Making my way through the ground floor dining area, I sat down with Ned Murphy, a Jesuit who is the president of POTS and one of its co-founders. Our table, like others, was brightened by a tablecloth and flowers. Diners nearby were enjoying their evening meal, served by young waiters—volunteers from a local high school.

It did not seem like a soup kitchen at all. Over cups of juice, Father Murphy explained that POTS’s first location was a storefront a few blocks away. “But the landlord wanted us out,” he said, “so he raised our rent from $150 to $1,500 a month, which of course we couldn’t pay.”

Forced to move, the group found its present site near Fordham University and, with financial help from donors but trepidation at the thought of assuming the responsibilities of property ownership, POTS settled in at its present location, where it has remained for over 20 years. “The owners we got it from were three young guys who’d bought it on spec,” Father Murphy said. “But realizing that a hoped-for increase in real estate values wasn’t happening, and seeing what we were trying to do to help poor people, they let us have it at a reduced price.”

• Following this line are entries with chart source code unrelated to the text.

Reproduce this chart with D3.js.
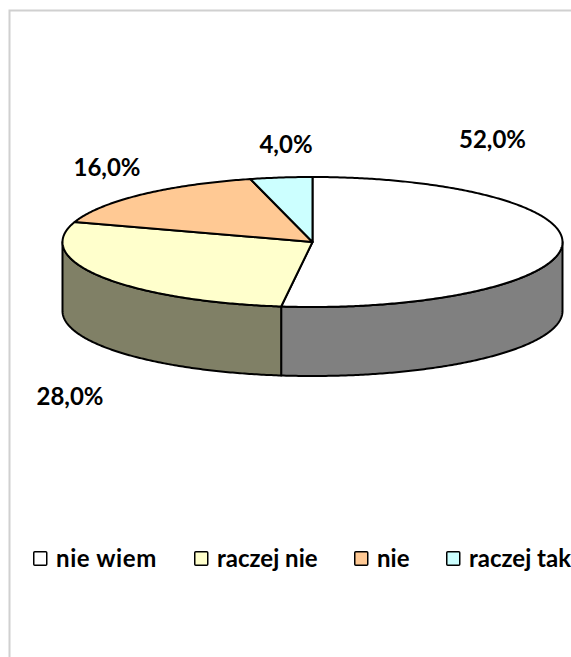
<!DOCTYPE html>
<html>
<head>
<meta charset="utf-8">
<script src="https://cdn.jsdelivr.net/npm/d3@7/dist/d3.min.js"></script>
<style>
html,body{margin:0;padding:0;background:#fff;}
svg{display:block;}
text{font-family:Lato,"Open Sans",sans-serif;font-weight:700;fill:#000;}
</style>
</head>
<body>
<svg id="c" width="571" height="657"></svg>
<script>
const categories = ["nie wiem", "raczej nie", "nie", "raczej tak"];
const values = [52, 28, 16, 4];
const valueLabels = ["52,0%", "28,0%", "16,0%", "4,0%"];
const topColors = ["#ffffff", "#ffffcc", "#ffc994", "#ccffff"];
const sideColors = ["#808080", "#808066", "#80654a", "#668080"];

const W = 571, H = 657;
const cx = 312.5, cy = 242, rx = 250, ry = 65, depth = 69;
const labelPos = [[492.5, 148], [70, 405], [107, 176], [286, 153]];
const legendX = [33, 194, 354, 446];
const legendSpacing = [0.6, 0, 0, 0];
const legendTextDx = 23;

const svg = d3.select("#c");

// chart-area border (top and left are visible; the rest is cropped)
svg.append("path")
  .attr("d", d3.line()([[W, 10.5], [9.5, 10.5], [9.5, H]]))
  .attr("fill", "none").attr("stroke", "#d0d0d0").attr("stroke-width", 2);

const pie = d3.pie().sort(null).startAngle(0).endAngle(2 * Math.PI);
const arcs = pie(values);

const px = d3.scaleLinear().domain([-1, 1]).range([cx - rx, cx + rx]);
const py = d3.scaleLinear().domain([-1, 1]).range([cy - ry, cy + ry]);
const pt = (a, dz = 0) => [px(Math.sin(a)), py(-Math.cos(a)) + dz];
const sample = (a0, a1) => {
  const n = Math.max(2, Math.ceil((a1 - a0) / 0.01));
  return d3.range(n + 1).map(i => a0 + (a1 - a0) * i / n);
};
const line = d3.line();

// side walls: only the part of each slice on the front half of the rim
const frontStart = Math.PI / 2, frontEnd = 3 * Math.PI / 2;
arcs.forEach((d, i) => {
  const a0 = Math.max(d.startAngle, frontStart), a1 = Math.min(d.endAngle, frontEnd);
  if (a1 <= a0) return;
  const s = sample(a0, a1);
  const pts = s.map(a => pt(a)).concat(s.slice().reverse().map(a => pt(a, depth)));
  svg.append("path")
    .attr("d", line(pts) + "Z")
    .attr("fill", sideColors[i]).attr("stroke", "#000").attr("stroke-width", 2)
    .attr("stroke-linejoin", "round");
});

// top faces
arcs.forEach((d, i) => {
  const pts = [[cx, cy]].concat(sample(d.startAngle, d.endAngle).map(a => pt(a)));
  svg.append("path")
    .attr("d", line(pts) + "Z")
    .attr("fill", topColors[i]).attr("stroke", "#000").attr("stroke-width", 2)
    .attr("stroke-linejoin", "round");
});

// value labels
svg.selectAll("text.v").data(valueLabels).join("text")
  .attr("class", "v")
  .attr("x", (d, i) => labelPos[i][0]).attr("y", (d, i) => labelPos[i][1])
  .attr("text-anchor", "middle").attr("font-size", 24).text(d => d);

// legend
const lg = svg.selectAll("g.l").data(categories).join("g")
  .attr("class", "l").attr("transform", (d, i) => `translate(${legendX[i]},551)`);
lg.append("rect").attr("x", 0.75).attr("y", 0.75).attr("width", 13).attr("height", 13.5)
  .attr("rx", 1).attr("fill", (d, i) => topColors[i]).attr("stroke", "#000").attr("stroke-width", 1.5);
lg.append("text").attr("x", legendTextDx).attr("y", 16).attr("font-size", 24)
  .attr("letter-spacing", (d, i) => legendSpacing[i]).text(d => d);
</script>
</body>
</html>
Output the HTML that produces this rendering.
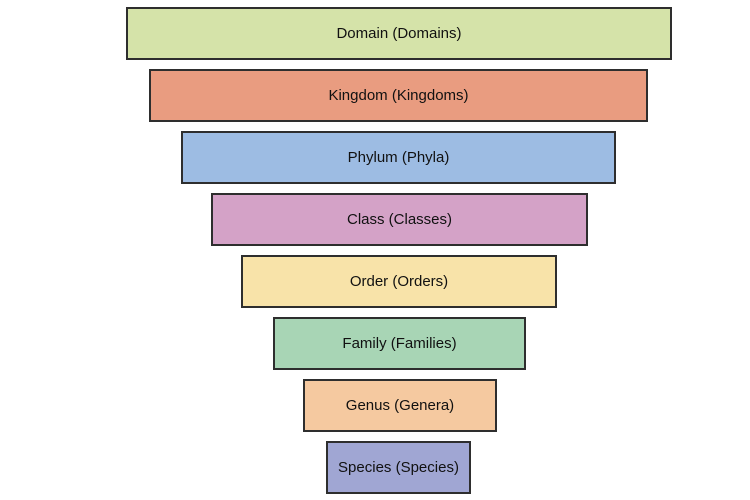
<!DOCTYPE html>
<html><head><style>
html,body{margin:0;padding:0;background:#fff;width:750px;height:500px;overflow:hidden}
.b{position:absolute;box-sizing:border-box;border:2px solid #2e2e2e;height:53px;display:flex;align-items:center;justify-content:center;font-family:"Liberation Sans",sans-serif;font-size:15px;color:#111}
</style></head><body>
<div class="b" style="left:126px;top:7px;width:546px;background:#d5e3a9">Domain (Domains)</div>
<div class="b" style="left:149px;top:69px;width:499px;background:#e99c80">Kingdom (Kingdoms)</div>
<div class="b" style="left:181px;top:131px;width:435px;background:#9dbce3">Phylum (Phyla)</div>
<div class="b" style="left:211px;top:193px;width:377px;background:#d4a2c7">Class (Classes)</div>
<div class="b" style="left:241px;top:255px;width:316px;background:#f8e3a9">Order (Orders)</div>
<div class="b" style="left:273px;top:317px;width:253px;background:#a8d5b5">Family (Families)</div>
<div class="b" style="left:303px;top:379px;width:194px;background:#f5c9a0">Genus (Genera)</div>
<div class="b" style="left:326px;top:441px;width:145px;background:#a0a6d3">Species (Species)</div>
</body></html>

We climbed the stairs past the offices on the second floor to the kitchenette-equipped third, which provides comfortable accommodation for the six people who are using it as their temporary home. “As long as they’re working on getting their lives together,” Father Murphy noted, “they can stay as long as they like.” This can be a year or more.

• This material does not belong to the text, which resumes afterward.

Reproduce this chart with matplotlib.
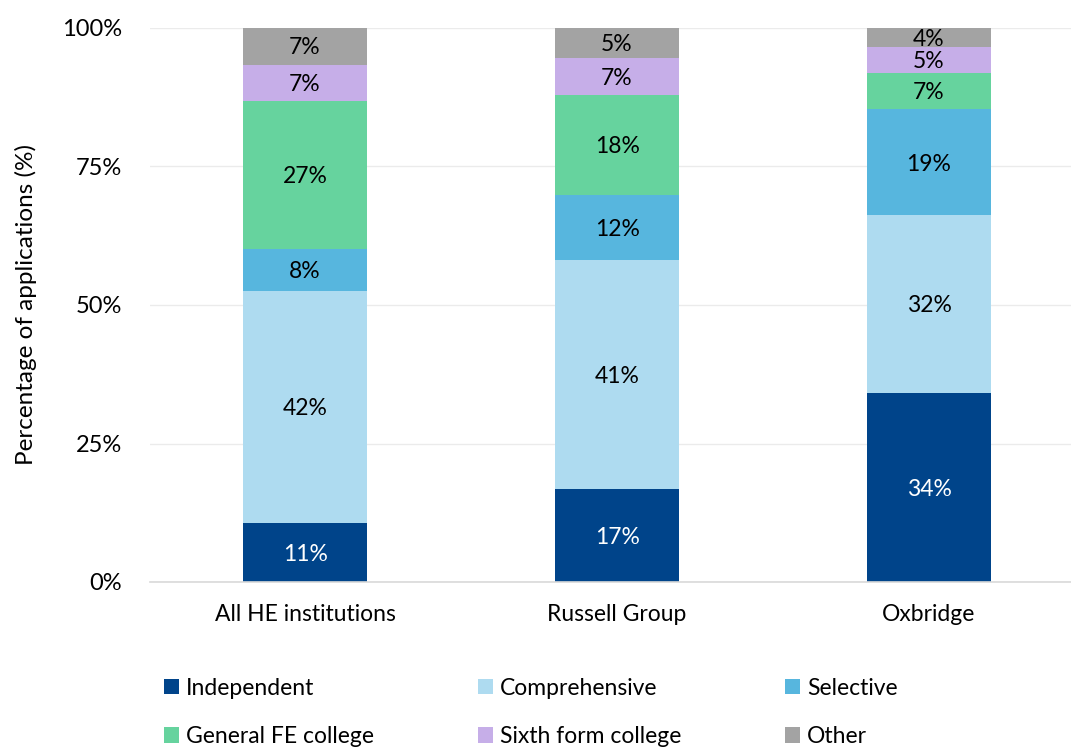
import matplotlib
matplotlib.use("Agg")
import matplotlib.pyplot as plt
import numpy as np

categories = ["All HE institutions", "Russell Group", "Oxbridge"]
series = ["Independent", "Comprehensive", "Selective", "General FE college", "Sixth form college", "Other"]
independent = [10.6, 16.7, 34.1]
comprehensive = [41.9, 41.4, 32.1]
selective = [7.6, 11.8, 19.1]
general_fe = [26.7, 18.0, 6.6]
sixth_form = [6.6, 6.7, 4.6]
other = [6.6, 5.4, 3.5]
values = [independent, comprehensive, selective, general_fe, sixth_form, other]
colors = ["#00448A", "#AEDBF0", "#57B6DE", "#66D39E", "#C6AEE8", "#A3A3A3"]
label_colors = ["white", "black", "black", "black", "black", "black"]
yticks = [0, 25, 50, 75, 100]
ytick_labels = ["0%", "25%", "50%", "75%", "100%"]

plt.rcParams['font.family'] = ['Lato', 'DejaVu Sans']

fig = plt.figure(figsize=(10.71, 7.51), dpi=100)
ax = fig.add_axes([150/1071, 1-582/751, (1071-150)/1071, (582-28)/751])

x = np.arange(len(categories))
bottom = np.zeros(len(categories))
handles = []
for s, vals, c, lc in zip(series, values, colors, label_colors):
    vals = np.array(vals)
    b = ax.bar(x, vals, width=0.4, bottom=bottom, color=c, label=s, zorder=3)
    handles.append(b)
    for xi, v, bt in zip(x, vals, bottom):
        ax.text(xi, bt + v/2 - 0.3, f"{round(v):d}%", ha="center", va="center",
                color=lc, fontsize=16.5, zorder=4)
    bottom += vals

ax.set_xlim(-0.497, 2.455)
ax.set_ylim(0, 100)
ax.set_yticks(yticks)
ax.set_yticklabels(ytick_labels, fontsize=17)
ax.set_xticks(x)
ax.set_xticklabels(categories, fontsize=16.5)
ax.tick_params(axis='y', length=0, pad=20)
ax.tick_params(axis='x', length=0, pad=16)
ax.grid(axis='y', color='#ebebeb', linewidth=1, zorder=0)
for sp in ["top", "right", "left"]:
    ax.spines[sp].set_visible(False)
ax.spines["bottom"].set_color("#d9d9d9")
ax.spines["bottom"].set_linewidth(1.2)
ax.spines["bottom"].set_zorder(5)
ax.set_ylabel("Percentage of applications (%)", fontsize=17.5, labelpad=18)

# row-major order in a 3-column legend
order = [0, 3, 1, 4, 2, 5]
leg = fig.legend(handles=[handles[i] for i in order], labels=[series[i] for i in order],
                 ncol=3, loc="upper left",
                 bbox_to_anchor=(155/1071, 1-676/751, 752/1071, 0.01), mode="expand",
                 frameon=False, fontsize=16.5, handlelength=0.65, handleheight=0.65,
                 handletextpad=0.3, labelspacing=1.2, borderaxespad=0)

fig.savefig("out.png", dpi=100)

But with the addition of a medical clinic and a legal clinic in the 1990’s, the original Webster Avenue building became badly crowded. “When the nurses and the legal workers arrived in the afternoon,” Father Murphy said, “the regular staff had to leave their desks.”

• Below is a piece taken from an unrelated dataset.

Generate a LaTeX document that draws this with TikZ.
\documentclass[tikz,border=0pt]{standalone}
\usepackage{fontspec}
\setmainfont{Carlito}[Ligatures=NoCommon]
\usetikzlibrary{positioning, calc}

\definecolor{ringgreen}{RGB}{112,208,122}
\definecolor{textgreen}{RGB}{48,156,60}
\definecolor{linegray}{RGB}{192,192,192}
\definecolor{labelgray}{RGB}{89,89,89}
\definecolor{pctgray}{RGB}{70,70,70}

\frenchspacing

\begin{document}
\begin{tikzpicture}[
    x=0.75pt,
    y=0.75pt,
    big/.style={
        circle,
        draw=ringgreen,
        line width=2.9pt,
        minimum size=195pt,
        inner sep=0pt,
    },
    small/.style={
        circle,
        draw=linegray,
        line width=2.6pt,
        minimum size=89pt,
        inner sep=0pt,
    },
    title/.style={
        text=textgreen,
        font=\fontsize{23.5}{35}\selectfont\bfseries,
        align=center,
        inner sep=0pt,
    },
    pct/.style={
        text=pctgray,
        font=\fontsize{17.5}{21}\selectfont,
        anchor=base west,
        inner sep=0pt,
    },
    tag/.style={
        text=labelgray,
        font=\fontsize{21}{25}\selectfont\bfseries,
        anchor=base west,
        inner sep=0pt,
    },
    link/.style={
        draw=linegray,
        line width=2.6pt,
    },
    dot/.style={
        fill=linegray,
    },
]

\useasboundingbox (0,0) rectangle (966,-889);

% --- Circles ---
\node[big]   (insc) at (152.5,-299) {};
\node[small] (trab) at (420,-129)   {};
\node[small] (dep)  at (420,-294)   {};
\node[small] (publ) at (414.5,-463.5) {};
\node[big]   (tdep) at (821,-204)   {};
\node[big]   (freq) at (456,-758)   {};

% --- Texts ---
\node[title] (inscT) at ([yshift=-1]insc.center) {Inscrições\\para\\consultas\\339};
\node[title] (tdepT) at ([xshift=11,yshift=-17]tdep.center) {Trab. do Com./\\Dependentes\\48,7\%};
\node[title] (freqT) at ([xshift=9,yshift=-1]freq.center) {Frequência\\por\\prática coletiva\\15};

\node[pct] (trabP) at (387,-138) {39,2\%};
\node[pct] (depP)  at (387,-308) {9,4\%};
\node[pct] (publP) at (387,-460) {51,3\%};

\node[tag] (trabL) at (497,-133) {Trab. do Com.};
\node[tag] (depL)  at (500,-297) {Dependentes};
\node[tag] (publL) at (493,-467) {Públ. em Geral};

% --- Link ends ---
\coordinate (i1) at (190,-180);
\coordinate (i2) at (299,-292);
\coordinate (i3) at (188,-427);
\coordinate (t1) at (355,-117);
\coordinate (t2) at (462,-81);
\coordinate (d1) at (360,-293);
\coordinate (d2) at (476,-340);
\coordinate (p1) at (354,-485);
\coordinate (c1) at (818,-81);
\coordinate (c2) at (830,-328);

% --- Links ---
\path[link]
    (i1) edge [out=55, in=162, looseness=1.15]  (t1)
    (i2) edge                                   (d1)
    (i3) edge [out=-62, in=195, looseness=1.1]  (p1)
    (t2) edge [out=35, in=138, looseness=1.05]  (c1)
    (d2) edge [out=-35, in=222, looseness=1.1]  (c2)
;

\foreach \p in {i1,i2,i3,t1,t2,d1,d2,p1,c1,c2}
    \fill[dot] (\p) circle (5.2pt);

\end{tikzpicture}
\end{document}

The need for additional space became so evident that, thanks to a parish in Rye, N.Y., another building around the corner was acquired. “The people who come to the medical clinic are afraid to go to the hospital, either because they have no insurance or because they are undocumented,” Father Murphy explained during our visit to the second POTS site. “But our volunteer nurses can usually get them in if hospitalization is needed.” The legal clinic, for its own part, helps with landlord-tenant disputes and the complexities of accessing entitlement programs like welfare and food stamps.

Have the numbers coming to POTS increased? They have, Father Murphy said, adding that the saddest part of this increase has been the rising number of families who come for the daily meals. “We began with just one sitting, from noon to 3,” he noted, “but last year so many families started coming that we added a second meal in the evening.”

As to the challenges that lie ahead, he explained that POTS’s goal is to reach all who need the increasingly varied kinds of help it provides. But its efforts, he emphasized, must be carried out in the context of building community. “We are called into community by our commitment to share with the poorest among us,” he said.

Like the families coming to the soup kitchen, unfortunately, the numbers of “the poorest” are rising nationwide. With the faltering economy and with an administration cutting taxes to benefit the rich even as war costs have escalated, the numbers of the poorest desperate for help will continue to rise.